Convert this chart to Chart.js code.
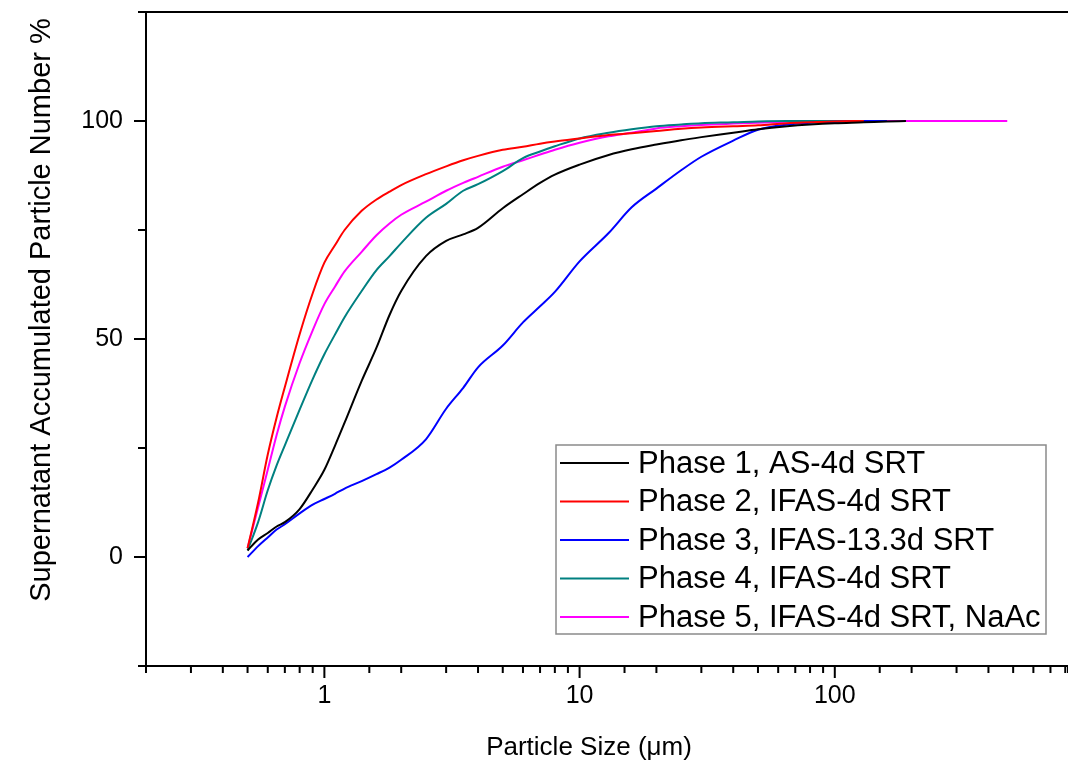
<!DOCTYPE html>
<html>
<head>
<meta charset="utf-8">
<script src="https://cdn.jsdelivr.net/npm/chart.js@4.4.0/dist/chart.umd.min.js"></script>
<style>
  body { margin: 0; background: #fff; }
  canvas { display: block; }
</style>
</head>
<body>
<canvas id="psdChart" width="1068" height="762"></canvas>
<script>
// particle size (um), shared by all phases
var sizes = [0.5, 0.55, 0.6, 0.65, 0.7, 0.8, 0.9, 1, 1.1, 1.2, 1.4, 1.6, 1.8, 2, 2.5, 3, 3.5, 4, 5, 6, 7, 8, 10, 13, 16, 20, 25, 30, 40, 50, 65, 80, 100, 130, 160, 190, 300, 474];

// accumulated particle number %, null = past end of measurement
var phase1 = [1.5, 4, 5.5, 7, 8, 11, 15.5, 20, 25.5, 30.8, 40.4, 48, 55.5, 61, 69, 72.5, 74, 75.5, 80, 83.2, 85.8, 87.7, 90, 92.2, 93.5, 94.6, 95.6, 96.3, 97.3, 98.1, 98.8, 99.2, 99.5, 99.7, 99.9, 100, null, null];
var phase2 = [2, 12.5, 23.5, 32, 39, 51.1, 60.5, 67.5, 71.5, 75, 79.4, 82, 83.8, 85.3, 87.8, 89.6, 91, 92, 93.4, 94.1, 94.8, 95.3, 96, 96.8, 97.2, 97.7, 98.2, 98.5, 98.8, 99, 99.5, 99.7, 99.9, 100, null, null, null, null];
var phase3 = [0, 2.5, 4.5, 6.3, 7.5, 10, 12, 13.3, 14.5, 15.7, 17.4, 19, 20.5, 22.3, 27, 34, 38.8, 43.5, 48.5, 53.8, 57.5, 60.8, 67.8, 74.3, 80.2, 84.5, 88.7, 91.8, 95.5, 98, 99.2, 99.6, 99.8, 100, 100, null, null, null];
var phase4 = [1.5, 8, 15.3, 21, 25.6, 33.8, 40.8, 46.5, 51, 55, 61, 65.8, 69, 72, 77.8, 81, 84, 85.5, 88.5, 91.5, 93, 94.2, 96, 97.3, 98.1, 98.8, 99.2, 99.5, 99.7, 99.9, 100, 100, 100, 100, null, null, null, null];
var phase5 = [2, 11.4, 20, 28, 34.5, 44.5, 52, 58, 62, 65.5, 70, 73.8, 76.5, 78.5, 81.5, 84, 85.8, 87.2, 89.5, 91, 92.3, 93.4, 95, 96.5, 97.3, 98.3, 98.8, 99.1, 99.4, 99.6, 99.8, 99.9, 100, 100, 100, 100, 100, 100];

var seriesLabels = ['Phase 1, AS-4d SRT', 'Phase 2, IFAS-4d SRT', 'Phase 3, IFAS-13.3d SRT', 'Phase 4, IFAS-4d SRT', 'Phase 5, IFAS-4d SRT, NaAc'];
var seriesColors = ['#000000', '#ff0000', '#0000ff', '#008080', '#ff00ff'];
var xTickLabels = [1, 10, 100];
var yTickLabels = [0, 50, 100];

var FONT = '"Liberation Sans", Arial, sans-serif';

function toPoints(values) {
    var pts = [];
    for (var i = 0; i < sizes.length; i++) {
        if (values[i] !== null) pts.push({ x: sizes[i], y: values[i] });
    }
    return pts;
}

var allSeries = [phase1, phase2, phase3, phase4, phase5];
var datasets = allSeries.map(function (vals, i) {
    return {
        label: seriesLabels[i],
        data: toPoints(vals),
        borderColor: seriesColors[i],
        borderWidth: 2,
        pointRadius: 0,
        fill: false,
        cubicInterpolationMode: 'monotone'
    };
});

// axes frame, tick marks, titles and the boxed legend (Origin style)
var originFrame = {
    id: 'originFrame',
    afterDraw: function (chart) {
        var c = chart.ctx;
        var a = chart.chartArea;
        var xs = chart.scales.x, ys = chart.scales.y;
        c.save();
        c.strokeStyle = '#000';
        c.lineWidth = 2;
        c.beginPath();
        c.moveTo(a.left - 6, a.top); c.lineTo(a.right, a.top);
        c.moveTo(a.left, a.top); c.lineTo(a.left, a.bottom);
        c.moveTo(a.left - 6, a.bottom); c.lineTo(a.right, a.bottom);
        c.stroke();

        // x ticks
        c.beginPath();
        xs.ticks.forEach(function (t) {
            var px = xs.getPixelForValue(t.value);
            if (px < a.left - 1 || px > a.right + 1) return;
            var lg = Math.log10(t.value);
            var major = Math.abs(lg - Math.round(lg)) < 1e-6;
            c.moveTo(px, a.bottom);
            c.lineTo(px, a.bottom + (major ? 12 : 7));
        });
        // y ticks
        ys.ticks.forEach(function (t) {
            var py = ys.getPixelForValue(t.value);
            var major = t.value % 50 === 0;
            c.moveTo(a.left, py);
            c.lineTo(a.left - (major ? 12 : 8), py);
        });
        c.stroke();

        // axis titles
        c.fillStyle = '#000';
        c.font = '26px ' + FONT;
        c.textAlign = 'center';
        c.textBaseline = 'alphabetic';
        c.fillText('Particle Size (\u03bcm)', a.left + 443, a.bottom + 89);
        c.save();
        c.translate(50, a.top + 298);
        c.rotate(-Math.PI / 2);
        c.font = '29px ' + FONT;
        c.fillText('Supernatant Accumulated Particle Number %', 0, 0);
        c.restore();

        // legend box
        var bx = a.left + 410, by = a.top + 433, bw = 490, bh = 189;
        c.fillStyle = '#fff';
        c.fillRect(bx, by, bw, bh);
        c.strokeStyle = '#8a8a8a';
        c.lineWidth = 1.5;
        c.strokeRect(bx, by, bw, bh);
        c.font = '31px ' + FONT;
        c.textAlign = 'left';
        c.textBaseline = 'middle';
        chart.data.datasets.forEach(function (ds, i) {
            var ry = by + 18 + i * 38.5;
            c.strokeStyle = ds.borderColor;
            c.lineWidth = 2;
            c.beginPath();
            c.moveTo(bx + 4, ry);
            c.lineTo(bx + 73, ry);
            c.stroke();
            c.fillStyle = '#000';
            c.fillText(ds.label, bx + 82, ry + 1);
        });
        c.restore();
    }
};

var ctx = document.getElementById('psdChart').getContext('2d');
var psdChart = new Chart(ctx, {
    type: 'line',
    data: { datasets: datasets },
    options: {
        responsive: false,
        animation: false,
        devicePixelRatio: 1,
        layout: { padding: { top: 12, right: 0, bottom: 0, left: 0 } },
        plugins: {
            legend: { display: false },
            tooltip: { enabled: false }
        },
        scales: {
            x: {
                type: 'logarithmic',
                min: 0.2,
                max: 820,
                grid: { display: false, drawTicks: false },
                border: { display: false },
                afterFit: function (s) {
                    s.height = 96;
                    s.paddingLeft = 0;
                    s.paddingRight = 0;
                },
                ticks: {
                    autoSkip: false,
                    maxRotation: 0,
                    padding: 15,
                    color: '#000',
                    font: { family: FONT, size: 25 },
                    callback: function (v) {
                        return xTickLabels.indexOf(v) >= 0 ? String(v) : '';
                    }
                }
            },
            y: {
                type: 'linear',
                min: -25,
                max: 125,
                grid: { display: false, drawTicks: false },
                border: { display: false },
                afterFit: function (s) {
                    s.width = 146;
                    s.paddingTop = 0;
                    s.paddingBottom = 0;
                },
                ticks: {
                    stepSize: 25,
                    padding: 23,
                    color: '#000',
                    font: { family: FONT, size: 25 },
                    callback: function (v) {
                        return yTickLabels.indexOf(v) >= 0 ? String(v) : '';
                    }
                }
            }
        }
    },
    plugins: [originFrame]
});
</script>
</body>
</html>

══════════

> Exercise task
Write out again, exactly, the lines from the start of the listing up to the line containing "190, 300, 474];", with both ends and without pictures.

> Answer to this exercise
Convert this chart to Chart.js code.
<!DOCTYPE html>
<html>
<head>
<meta charset="utf-8">
<script src="https://cdn.jsdelivr.net/npm/chart.js@4.4.0/dist/chart.umd.min.js"></script>
<style>
  body { margin: 0; background: #fff; }
  canvas { display: block; }
</style>
</head>
<body>
<canvas id="psdChart" width="1068" height="762"></canvas>
<script>
// particle size (um), shared by all phases
var sizes = [0.5, 0.55, 0.6, 0.65, 0.7, 0.8, 0.9, 1, 1.1, 1.2, 1.4, 1.6, 1.8, 2, 2.5, 3, 3.5, 4, 5, 6, 7, 8, 10, 13, 16, 20, 25, 30, 40, 50, 65, 80, 100, 130, 160, 190, 300, 474];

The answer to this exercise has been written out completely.